Estuaries, considered as the important carbon dioxide (CO₂), nitrous oxide (N₂O) and methane (CH₄) sources to the atmosphere, are increasingly affected by near-bottom hypoxia. However, the impact of estuarine hypoxic zone development on GHGs production and discharge remains poorly understood due to the seasonal and spatially distributed heterogeneity of estuarine hypoxia occurrence and the lack of simultaneous monitoring of the distribution of bottom hypoxic waters and the vertical distribution of GHGs. Here, we conducted high spatial resolution vertical stratification sampling and analysis of water column GHGs in the Pearl River Estuary (PRE), a large estuary with frequent hypoxia in recent years.
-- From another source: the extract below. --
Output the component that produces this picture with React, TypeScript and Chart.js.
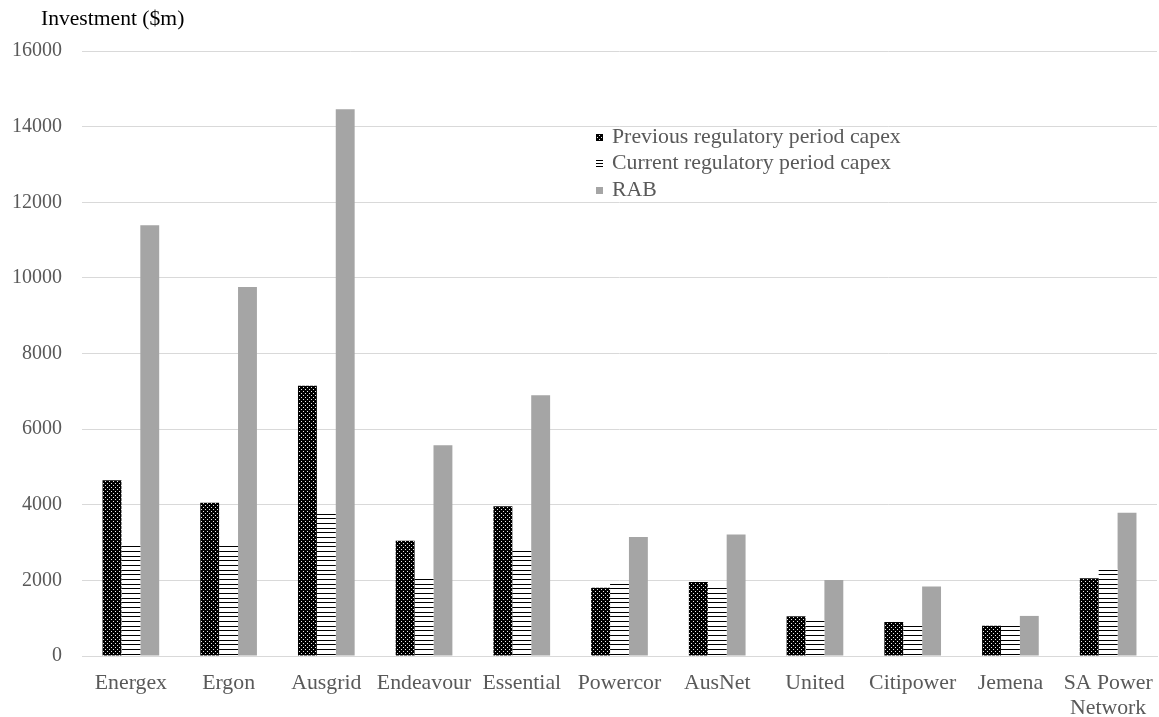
import React, { useEffect, useRef } from "react";
import { Chart, registerables } from "chart.js";

Chart.register(...registerables);

const categories: (string | string[])[] = [
  "Energex",
  "Ergon",
  "Ausgrid",
  "Endeavour",
  "Essential",
  "Powercor",
  "AusNet",
  "United",
  "Citipower",
  "Jemena",
  ["SA Power", "Network"],
];

const previousCapex = [4650, 4050, 7150, 3050, 3960, 1805, 1960, 1050, 900, 800, 2055];
const currentCapex = [2940, 2940, 3810, 2055, 2800, 1940, 1805, 945, 810, 800, 2310];
const rab = [11390, 9760, 14460, 5575, 6895, 3150, 3210, 2010, 1835, 1060, 3790];

const seriesLabels = [
  "Previous regulatory period capex",
  "Current regulatory period capex",
  "RAB",
];

const yTickMin = 0;
const yTickMax = 16000;
const yTickStep = 2000;
const yAxisTitle = "Investment ($m)";

const FONT = "'Liberation Serif', 'Times New Roman', serif";
const GRID = "#d9d9d9";
const TEXT = "#595959";
const RAB_COLOR = "#a5a5a5";

function makeDotPattern(ctx: CanvasRenderingContext2D) {
  const c = document.createElement("canvas");
  c.width = 4;
  c.height = 4;
  const g = c.getContext("2d")!;
  g.fillStyle = "#000";
  g.fillRect(0, 0, 4, 4);
  g.fillStyle = "#e8e8e8";
  g.fillRect(1, 1, 1, 1);
  g.fillRect(3, 3, 1, 1);
  return ctx.createPattern(c, "repeat")!;
}

function makeStripePattern(ctx: CanvasRenderingContext2D) {
  const c = document.createElement("canvas");
  c.width = 4;
  c.height = 14;
  const g = c.getContext("2d")!;
  g.fillStyle = "#fff";
  g.fillRect(0, 0, 4, 14);
  g.fillStyle = "#000";
  g.fillRect(0, 0, 4, 1);
  g.fillRect(0, 5, 4, 1);
  g.fillRect(0, 10, 4, 1);
  return ctx.createPattern(c, "repeat")!;
}

export default function App() {
  const canvasRef = useRef<HTMLCanvasElement | null>(null);

  useEffect(() => {
    const canvas = canvasRef.current!;
    const ctx = canvas.getContext("2d")!;
    const dots = makeDotPattern(ctx);
    const stripes = makeStripePattern(ctx);

    const overlayPlugin = {
      id: "overlay",
      afterDraw(chart: any) {
        const c = chart.ctx as CanvasRenderingContext2D;
        c.save();
        // axis title
        c.font = `21.6px ${FONT}`;
        c.fillStyle = "#000";
        c.textAlign = "left";
        c.textBaseline = "alphabetic";
        c.fillText(yAxisTitle, 41, 25);
        // legend
        const x0 = 596;
        const y0 = 137;
        const pitch = 26.7;
        c.font = `21.8px ${FONT}`;
        c.textBaseline = "middle";
        seriesLabels.forEach((lab, i) => {
          const cy = y0 + i * pitch;
          const top = Math.round(cy - 3.5);
          if (i === 0) {
            c.fillStyle = dots;
            c.fillRect(x0, top, 7, 7);
          } else if (i === 1) {
            c.fillStyle = "#000";
            c.fillRect(x0, top, 7, 1);
            c.fillRect(x0, top + 3, 7, 1);
            c.fillRect(x0, top + 6, 7, 1);
          } else {
            c.fillStyle = RAB_COLOR;
            c.fillRect(x0, top, 7, 7);
          }
          c.fillStyle = TEXT;
          c.fillText(lab, 612, cy);
        });
        c.restore();
      },
    };

    const chart = new Chart(canvas, {
      type: "bar",
      data: {
        labels: categories,
        datasets: [
          { label: seriesLabels[0], data: previousCapex, backgroundColor: dots as any, borderWidth: 0 },
          { label: seriesLabels[1], data: currentCapex, backgroundColor: stripes as any, borderWidth: 0 },
          { label: seriesLabels[2], data: rab, backgroundColor: RAB_COLOR, borderWidth: 0 },
        ],
      },
      options: {
        responsive: false,
        animation: false,
        layout: { padding: { top: 51, right: 2, bottom: 0, left: 0 } },
        datasets: {
          bar: { barPercentage: 1, categoryPercentage: 0.58 },
        },
        plugins: {
          legend: { display: false },
          title: { display: false },
          tooltip: { enabled: false },
        },
        scales: {
          x: {
            grid: { display: false, drawTicks: false },
            border: { display: true, color: GRID, width: 1 },
            ticks: {
              color: TEXT,
              font: { family: FONT, size: 21.8, lineHeight: "25px" as any },
              padding: 14.5,
              maxRotation: 0,
              autoSkip: false,
            },
            afterFit(scale: any) {
              scale.height = 61;
              scale.paddingLeft = 0;
              scale.paddingRight = 0;
            },
          },
          y: {
            min: yTickMin,
            max: yTickMax,
            grid: { color: GRID, lineWidth: 1, drawTicks: false },
            border: { display: false },
            ticks: {
              stepSize: yTickStep,
              color: TEXT,
              font: { family: FONT, size: 20 },
              padding: 20,
              callback: (v: any) => String(v),
            },
            afterFit(scale: any) {
              scale.width = 82;
              scale.paddingTop = 0;
              scale.paddingBottom = 0;
            },
          },
        },
      },
      plugins: [overlayPlugin],
    });

    return () => chart.destroy();
  }, []);

  return (
    <canvas
      ref={canvasRef}
      width={1159}
      height={717}
      style={{ position: "absolute", left: 0, top: 0, display: "block" }}
    />
  );
}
Our results showed that Pearl River runoff is the main source of GHGs in the PRE. Strong nitrification is an important N₂O production mechanism in the PRE. In situ generation of water and resuspension of surface sediments were the main sources of CH₄ in bottom water, while massive organic matter (OM) mineralization is the main driver of CO₂ in bottom water. The development of a hypoxic zone in the PRE significantly increased the concentration of N₂O and CH₄ in the bottom water and thus increased air-water fluxes. The air-water fluxes of N₂O, CH₄ and CO₂ of PRE in summer were 31.9 ± 7.5 μmol m⁻² d⁻¹, 192.5 ± 229.4 μmol m⁻² d⁻¹ and 51.9 ± 14.1 mmol m⁻² d⁻¹, respectively. This study reveals that GHGs fluxes from estuarine waters to the atmosphere will increase significantly with increasing eutrophication caused by human activities and the expansion of hypoxic zones in estuarine waters.